Ms. Graver also believes the Magistrate Judge failed to
identify the evidence she relied on in arriving at her
opinions about Dr. Irwin. The Court will take up each of Ms.
Graver's objections in turn.
Ms. Graver's Subjective Complaints
to the R&R:
The ALJ was required to consider all the evidence relating to
Plaintiffs subjective complaints including evidence presented
by third parties that relates to: (1) Plaintiffs daily
activities; (2) the duration, frequency, and intensity of her
pain; (3) precipitating and aggravating factors; (4) dosage,
effectiveness, and side effects of her medication; and (5)
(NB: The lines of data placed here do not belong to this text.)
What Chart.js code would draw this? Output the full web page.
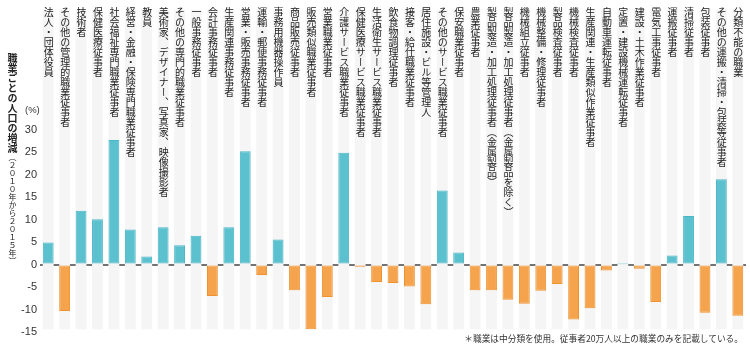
<!DOCTYPE html>
<html>
<head>
<meta charset="utf-8">
<script src="https://cdn.jsdelivr.net/npm/chart.js@4/dist/chart.umd.min.js"></script>
<style>
  html, body { margin:0; padding:0; background:#fff; }
  #wrap { position:relative; width:750px; height:350px; overflow:hidden; }
  #c { position:absolute; left:0; top:0; }
  .cat { position:absolute; top:7px; width:12px; writing-mode:vertical-rl; text-orientation:mixed;
         font-family:'Noto Sans CJK JP', sans-serif; font-size:10px; line-height:12px; color:#222; white-space:nowrap; }
  #ytitle { position:absolute; left:5px; top:53px; width:14px; writing-mode:vertical-rl; text-orientation:mixed;
            font-family:'Noto Sans CJK JP', sans-serif; color:#222; line-height:14px; white-space:nowrap; }
  #ytitle b { font-size:10px; font-weight:bold; }
  #ytitle span { font-size:8px; }
  #unit { position:absolute; left:25px; top:104px; font-family:'Liberation Sans', sans-serif; font-size:9.5px; color:#333; }
  #note { position:absolute; right:7px; top:333px; font-family:'Noto Sans CJK JP', sans-serif; font-size:8.7px; color:#333; white-space:nowrap; line-height:12px; }
</style>
</head>
<body>
<div id="wrap">
  <canvas id="c" width="750" height="350"></canvas>
  <div id="ytitle"><b>職業ごとの人口の増減</b><span>（２０１０年から２０１５年）</span></div>
  <div id="unit">(%)</div>
  <div id="note">＊職業は中分類を使用。従事者20万人以上の職業のみを記載している。</div>
</div>
<script>
const categories = [
  "法人・団体役員",
  "その他の管理的職業従事者",
  "技術者",
  "保健医療従事者",
  "社会福祉専門職業従事者",
  "経営・金融・保険専門職業従事者",
  "教員",
  "美術家、デザイナー、写真家、映像撮影者",
  "その他の専門的職業従事者",
  "一般事務従事者",
  "会計事務従事者",
  "生産関連事務従事者",
  "営業・販売事務従事者",
  "運輸・郵便事務従事者",
  "事務用機器操作員",
  "商品販売従事者",
  "販売類似職業従事者",
  "営業職業従事者",
  "介護サービス職業従事者",
  "保健医療サービス職業従事者",
  "生活衛生サービス職業従事者",
  "飲食物調理従事者",
  "接客・給仕職業従事者",
  "居住施設・ビル等管理人",
  "その他のサービス職業従事者",
  "保安職業従事者",
  "農業従事者",
  "製品製造・加工処理従事者（金属製品）",
  "製品製造・加工処理従事者（金属製品を除く）",
  "機械組立従事者",
  "機械整備・修理従事者",
  "製品検査従事者",
  "機械検査従事者",
  "生産関連・生産類似作業従事者",
  "自動車運転従事者",
  "定置・建設機械運転従事者",
  "建設・土木作業従事者",
  "電気工事従事者",
  "運搬従事者",
  "清掃従事者",
  "包装従事者",
  "その他の運搬・清掃・包装等従事者",
  "分類不能の職業"
];
const changes = [
  4.9, -10.3, 12.0, 10.1, 27.7, 7.8, 1.8, 8.3, 4.3, 6.4,
  -7.0, 8.3, 25.2, -2.3, 5.6, -5.7, -14.4, -7.2, 24.9, -0.5,
  -3.9, -4.1, -4.9, -8.8, 16.5, 2.7, -5.7, -5.7, -7.8, -8.7,
  -5.8, -4.3, -12.2, -9.7, -1.3, 0.1, -0.9, -8.3, 2.0, 10.8,
  -10.7, 19.0, -11.4
];
const yTickValues = [-15, -10, -5, 0, 5, 10, 15, 20, 25, 30];
const columnBottom = -14.4;

const POS = '#5cc1cf', POS_B = '#47b6c6';
const NEG = '#f5a34c', NEG_B = '#f0932f';
const COL = '#f5f5f5';

const columnsPlugin = {
  id: 'columns',
  beforeDatasetsDraw(chart) {
    const ctx = chart.ctx, xs = chart.scales.x, ys = chart.scales.y;
    const meta = chart.getDatasetMeta(0);
    const top = chart.chartArea.top;
    const bottom = ys.getPixelForValue(columnBottom);
    ctx.save();
    ctx.fillStyle = COL;
    meta.data.forEach((el, i) => {
      const x = xs.getPixelForValue(i);
      const w = el.width;
      ctx.fillRect(x - w / 2, top, w, bottom - top);
    });
    ctx.restore();
  }
};

const chart = new Chart(document.getElementById('c'), {
  type: 'bar',
  data: {
    labels: categories,
    datasets: [{
      data: changes,
      backgroundColor: ctx => ctx.raw >= 0 ? POS : NEG,
      borderColor: ctx => ctx.raw >= 0 ? POS_B : NEG_B,
      borderWidth: 1,
      borderSkipped: false,
      categoryPercentage: 1.0,
      barPercentage: 0.66
    }]
  },
  options: {
    responsive: false,
    animation: false,
    devicePixelRatio: 1,
    layout: { padding: { top: 2, bottom: 18, left: 0, right: 4 } },
    plugins: { legend: { display: false }, tooltip: { enabled: false } },
    scales: {
      x: { type: 'category', display: false, offset: true },
      y: {
        min: -15,
        max: 56.74,
        z: 1,
        border: { display: false },
        afterFit: s => { s.width = 40; },
        afterBuildTicks: s => { s.ticks = yTickValues.map(v => ({ value: v })); },
        ticks: {
          padding: 3,
          color: '#333',
          font: { family: 'Liberation Sans', size: 11 },
          callback: v => String(v)
        },
        grid: {
          drawTicks: false,
          color: ctx => (ctx.tick && ctx.tick.value === 0) ? '#737373' : 'rgba(0,0,0,0)',
          lineWidth: ctx => (ctx.tick && ctx.tick.value === 0) ? 2 : 0
        }
      }
    }
  },
  plugins: [columnsPlugin]
});

const wrap = document.getElementById('wrap');
const xs = chart.scales.x;
categories.forEach((c, i) => {
  const d = document.createElement('div');
  d.className = 'cat';
  d.textContent = c;
  d.style.left = (xs.getPixelForValue(i) - 6) + 'px';
  wrap.appendChild(d);
});
</script>
</body>
</html>
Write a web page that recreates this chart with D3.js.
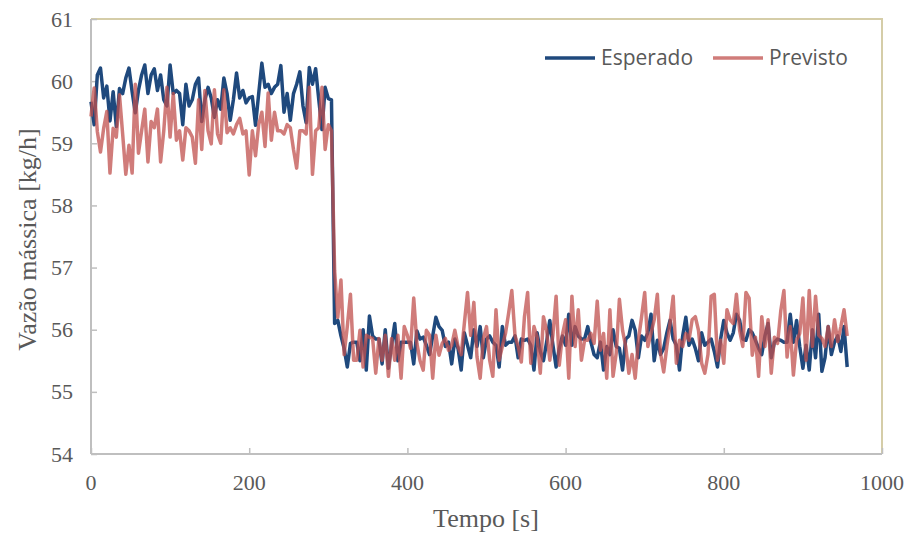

functional restrictions. See Polaski v. Heckler, 739
F.2d 1320, 1322 (8th Cir. 1984).
(Doc. 16, p. 13).
above five considerations are known as the Polaski
factors. Ms. Grover contends that the ALJ improperly
evaluated her subjective complaints of back pain, carpal
tunnel syndrome, and urinary issues, and the Magistrate Judge
erred in finding the ALJ's analysis to be adequate. The
R&R correctly noted that an ALJ may discount subjective
complaints where inconsistencies appear in the record as a
whole, and an ALJ may also evaluate a claimant's
credibility regarding her subjective complaints. (Doc. 16, p.
13). The Court has reviewed the entire medical file and finds
that Ms. Graver's objections about the sufficiency of the
evidence should be overruled. The ALJ properly evaluated her
subjective complaints and supported his opinions with
citations to the medical evidence in the file.